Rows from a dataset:
* * * * * * *

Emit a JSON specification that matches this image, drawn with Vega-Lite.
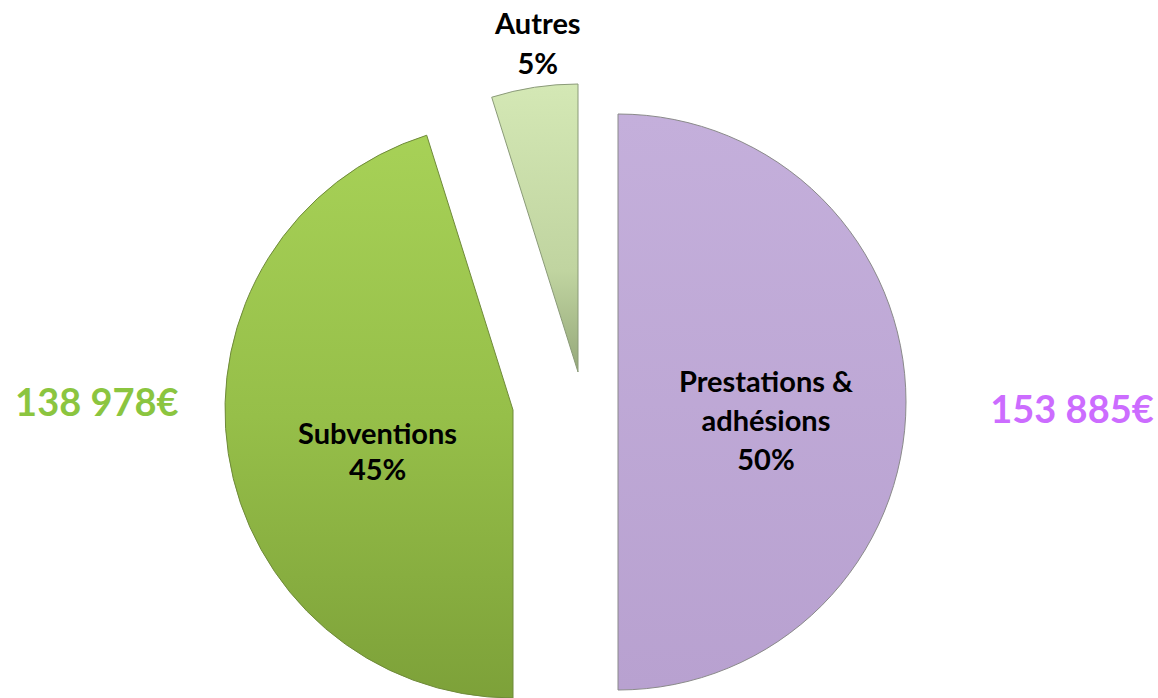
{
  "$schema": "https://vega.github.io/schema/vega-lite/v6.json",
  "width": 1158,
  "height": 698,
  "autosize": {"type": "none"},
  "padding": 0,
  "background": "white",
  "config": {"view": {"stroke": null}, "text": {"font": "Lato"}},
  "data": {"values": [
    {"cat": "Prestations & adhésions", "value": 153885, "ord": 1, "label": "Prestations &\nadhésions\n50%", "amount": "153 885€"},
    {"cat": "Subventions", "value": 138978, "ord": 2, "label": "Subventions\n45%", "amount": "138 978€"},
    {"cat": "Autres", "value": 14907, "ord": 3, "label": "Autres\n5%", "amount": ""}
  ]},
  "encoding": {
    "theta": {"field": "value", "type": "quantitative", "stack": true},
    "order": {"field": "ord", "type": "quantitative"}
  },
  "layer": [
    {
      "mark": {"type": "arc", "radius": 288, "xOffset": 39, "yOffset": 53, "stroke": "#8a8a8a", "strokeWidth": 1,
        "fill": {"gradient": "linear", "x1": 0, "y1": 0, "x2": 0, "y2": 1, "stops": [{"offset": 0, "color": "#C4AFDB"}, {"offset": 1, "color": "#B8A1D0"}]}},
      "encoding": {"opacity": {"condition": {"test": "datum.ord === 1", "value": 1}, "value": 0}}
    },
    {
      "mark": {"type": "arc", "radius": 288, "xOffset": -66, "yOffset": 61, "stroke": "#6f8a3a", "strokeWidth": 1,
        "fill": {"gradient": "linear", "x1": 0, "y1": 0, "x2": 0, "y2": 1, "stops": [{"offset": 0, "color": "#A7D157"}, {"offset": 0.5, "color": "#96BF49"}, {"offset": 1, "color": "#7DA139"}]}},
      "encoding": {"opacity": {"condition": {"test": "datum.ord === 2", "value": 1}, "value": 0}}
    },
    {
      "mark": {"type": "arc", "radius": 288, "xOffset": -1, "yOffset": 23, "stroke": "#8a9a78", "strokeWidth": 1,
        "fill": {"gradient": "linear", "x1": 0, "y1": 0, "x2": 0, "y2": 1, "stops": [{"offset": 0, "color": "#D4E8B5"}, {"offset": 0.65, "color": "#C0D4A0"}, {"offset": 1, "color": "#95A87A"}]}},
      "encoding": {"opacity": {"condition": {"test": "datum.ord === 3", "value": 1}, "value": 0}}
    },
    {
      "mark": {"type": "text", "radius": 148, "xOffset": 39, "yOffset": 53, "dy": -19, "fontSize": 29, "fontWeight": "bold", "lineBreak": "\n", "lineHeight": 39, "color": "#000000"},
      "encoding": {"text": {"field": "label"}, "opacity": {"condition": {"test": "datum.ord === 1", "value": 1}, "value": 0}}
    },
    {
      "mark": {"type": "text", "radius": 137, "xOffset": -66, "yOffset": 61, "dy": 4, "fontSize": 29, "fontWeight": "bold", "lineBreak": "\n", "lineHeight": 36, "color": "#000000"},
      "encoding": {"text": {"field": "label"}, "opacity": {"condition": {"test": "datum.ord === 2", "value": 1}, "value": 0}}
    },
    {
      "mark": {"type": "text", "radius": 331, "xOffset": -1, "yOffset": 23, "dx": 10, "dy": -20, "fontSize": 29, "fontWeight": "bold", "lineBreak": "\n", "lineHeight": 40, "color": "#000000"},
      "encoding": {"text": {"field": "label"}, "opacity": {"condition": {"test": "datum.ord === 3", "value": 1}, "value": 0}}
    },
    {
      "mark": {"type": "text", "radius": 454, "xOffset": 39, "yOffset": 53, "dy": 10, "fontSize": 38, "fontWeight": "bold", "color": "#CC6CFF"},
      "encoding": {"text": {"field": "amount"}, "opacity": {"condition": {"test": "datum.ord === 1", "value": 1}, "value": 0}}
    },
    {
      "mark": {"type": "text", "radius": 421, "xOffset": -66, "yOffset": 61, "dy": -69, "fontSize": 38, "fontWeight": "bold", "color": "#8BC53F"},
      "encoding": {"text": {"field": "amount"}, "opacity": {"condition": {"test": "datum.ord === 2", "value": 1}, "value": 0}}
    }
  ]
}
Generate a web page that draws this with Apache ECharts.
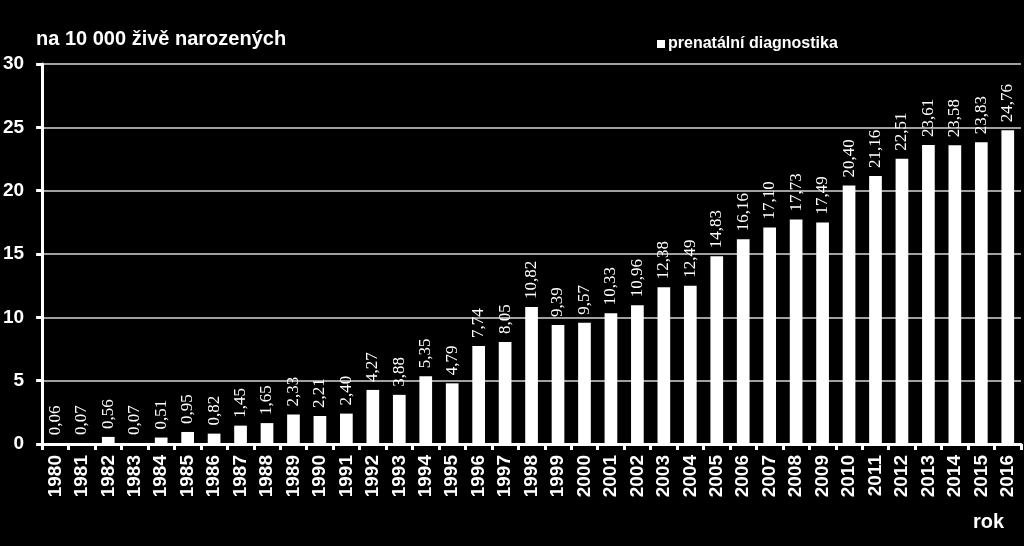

* * * * * * *

BRIEF: From the listing above, copy all lines holding the word "with".

RESPONSE BELOW:
Emit a JSON specification that matches this image, drawn with Vega-Lite.
Generate a web page that draws this with Apache ECharts.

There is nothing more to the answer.